I will be using this space to document, protest against, and opine on what I have chosen to term the 'subtle fascism' which is increasingly pervading British society.

Since New Labour swept to power on a tide of optimism in 1997, life for the average individual in Britain has become less and less private, more catalogued and more recorded and documented than at any other era. The all-pervasive 'Big Brother' police state of George Orwell's 1984 has well and truly arrived, and the ConDem coalition look keen to continue this fine tradition.


I created this page a year ago, on Blogger's 10th birthday, and intended to try and use the democratising virtues of blogging to attempt to resist, in my own small way, the increasingly un-democratic society of which I am a member. Unfortunately time was not my friend last year, and so it is in November 2010 that I publish my first post here.

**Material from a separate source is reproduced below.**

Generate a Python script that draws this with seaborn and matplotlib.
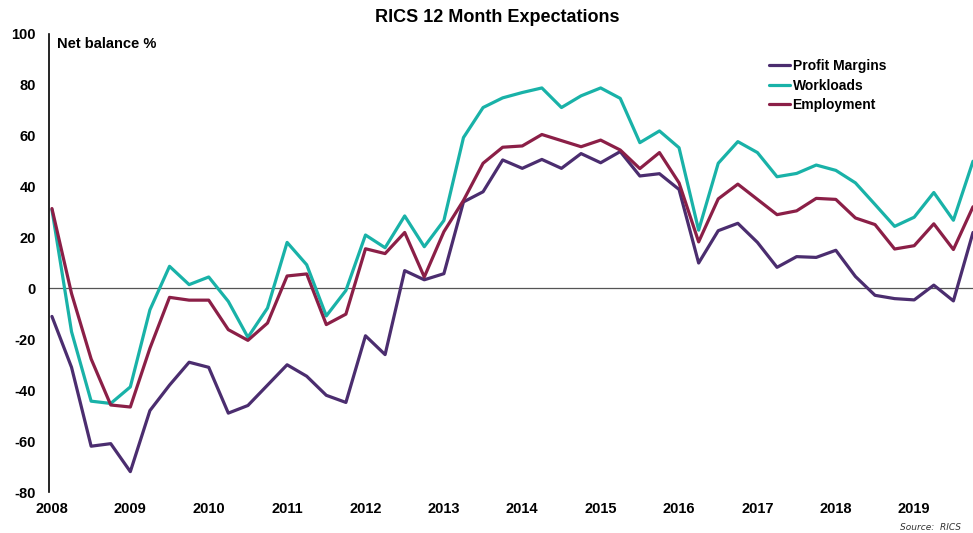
import matplotlib
matplotlib.use("Agg")
import matplotlib.pyplot as plt
import seaborn as sns
import pandas as pd
import numpy as np

years = list(range(2008, 2020))
quarters = [f"{y}Q{q}" for y in years for q in range(1, 5)]

profit_margins = [-11, -31, -62, -61, -72, -48, -38, -29, -31, -49, -46, -38,
                  -30, -34.5, -42, -44.8, -18.6, -26, 7, 3.4, 5.8, 34, 38, 50.5,
                  47.2, 50.7, 47.2, 53, 49.4, 53.8, 44.2, 45.1, 38.9, 10, 22.7, 25.6,
                  18.1, 8.3, 12.5, 12.2, 15, 4.7, -2.7, -4, -4.5, 1.3, -4.9, 22]
workloads = [31, -17, -44.3, -45.2, -38.7, -8.4, 8.7, 1.5, 4.5, -5.1, -19.2, -7.7,
             18.1, 9.3, -10.8, -0.8, 21, 16, 28.5, 16.4, 26.7, 59.3, 71.1, 74.9,
             77, 78.8, 71.1, 75.7, 78.8, 74.7, 57.3, 61.9, 55.3, 22.9, 49.2, 57.7,
             53.4, 43.9, 45.2, 48.5, 46.4, 41.5, 33, 24.4, 28, 37.7, 26.8, 50]
employment = [31.4, -2, -27.7, -45.8, -46.6, -23.5, -3.5, -4.6, -4.6, -16.2, -20.4, -13.6,
              4.9, 5.7, -14.2, -10.1, 15.6, 13.7, 22, 4.5, 22.3, 34.6, 49.2, 55.5,
              56, 60.5, 58.1, 55.7, 58.3, 54.4, 47.1, 53.4, 41.5, 18.3, 35.2, 41,
              35, 29, 30.5, 35.4, 35, 27.7, 25.1, 15.5, 16.8, 25.4, 15.3, 32.1]

series_names = ["Profit Margins", "Workloads", "Employment"]
colors = ["#4B2D6F", "#19B2A8", "#8B1F47"]
ytick_values = [-80, -60, -40, -20, 0, 20, 40, 60, 80, 100]

idx = np.arange(len(quarters))
df = pd.concat([
    pd.DataFrame({"t": idx, "value": profit_margins, "series": series_names[0]}),
    pd.DataFrame({"t": idx, "value": workloads, "series": series_names[1]}),
    pd.DataFrame({"t": idx, "value": employment, "series": series_names[2]}),
])

sns.set_style("white")
plt.rcParams["font.family"] = ["Liberation Sans", "DejaVu Sans"]
plt.rcParams["text.color"] = "black"
plt.rcParams["xtick.color"] = "black"
plt.rcParams["ytick.color"] = "black"

fig = plt.figure(figsize=(9.73, 5.33), dpi=100)
ax = fig.add_axes([49 / 973, 41 / 533, 924 / 973, 458 / 533])

sns.lineplot(data=df, x="t", y="value", hue="series", hue_order=series_names,
             palette=colors, linewidth=2.3, ax=ax, legend=True)

ax.axhline(0, color="#555555", linewidth=0.9, zorder=1)

ax.set_xlim(-0.15, 47.0)
ax.set_ylim(-80, 100)
ax.set_yticks(ytick_values)
ax.set_yticklabels([str(v) for v in ytick_values], fontweight="bold", fontsize=10.5)
ax.set_xticks([i * 4 for i in range(len(years))])
ax.set_xticklabels([str(y) for y in years], fontweight="bold", fontsize=10.5)
ax.tick_params(axis="both", length=0, colors="black")
ax.tick_params(axis="y", pad=9.5)
ax.tick_params(axis="x", pad=7.5)
ax.set_xlabel("")
ax.set_ylabel("")

for s in ["top", "right", "bottom"]:
    ax.spines[s].set_visible(False)
ax.spines["left"].set_color("black")
ax.spines["left"].set_linewidth(1.2)

ax.text(0.009, 0.993, "Net balance %", transform=ax.transAxes, fontsize=10.5,
        fontweight="bold", ha="left", va="top")

fig.text(497 / 973, 1 - 17 / 533, "RICS 12 Month Expectations", fontsize=13,
         fontweight="bold", ha="center", va="center")

leg = ax.legend(loc="upper left", bbox_to_anchor=(769 / 973, 1 - 59 / 533),
                bbox_transform=fig.transFigure, frameon=False,
                handlelength=1.5, handletextpad=0.2, labelspacing=0.4,
                borderpad=0, borderaxespad=0, prop={"weight": "bold", "size": 10})
for line in leg.get_lines():
    line.set_linewidth(2.3)

fig.text(961 / 973, 1 - 528 / 533, "Source:  RICS", fontsize=6.5, style="italic",
         family="DejaVu Sans", color="#333333", ha="right", va="center")

fig.savefig("out.png", dpi=100)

Jurgen Habermas, the German cultural theorist, is one major thinker to draw attention to the modern media's erosion of what he calls the 'public sphere'. Habermas describes how the first newspapers (arguably the first form the 'modern' media took) served two main purposes. One was to unite the nation as one homogenous being, through the standardisation of language and the creation of the idea of the nation as a 'community' (you should read Benedict Anderson's 'Imagined Communities' if this interests you). The second was to act as a forum for raw democracy - newspapers would be read aloud in coffee-houses, as large groups of men debated the issues raised, questioned government policy, and sought democratic change by challenging the actions of the state.


Contrast this to today's media outlets - both newspapers and television. As well as the obvious shift from factual or political content to a much more entertainment-focused media, there is also the question of whether newspapers and other media products really present us the news in order to stimulate democratic debate, or whether instead they seek to manipulate the emotions of the media consumer, and bend their will to fit the ideologies and financial motivations of the media institution. A quick flick through the Daily Mail or The Sun is enough evidence to support the latter - with the Mail forever pushing seemingly set ideologies, and The Sun twisting every story to fit the face of whichever power outfit is set to offer them assistance. It does not take me to tell you of Murdoch's perennial plays for power through the switching of The Sun's party allegiance.


There are many problems with Habermas' theory which immediately present themselves - as his image of wealthy, educated and at-leisure men negates the majority of the populace, who could not afford, or were not permitted to, participate in their coffee-house 'democracy'. However, the point he is making, about the media as a 'medium'; i.e as a reasonably impartial purveyor of information, as opposed to a mouthpiece of ideology, holds true. For me, all that has changed is that the men of the coffee-house are now the heads of the media themselves, a closed-off group of private-interest holders who force their version of events upon a public for whom supposedly 'democratic' decisions have already been made.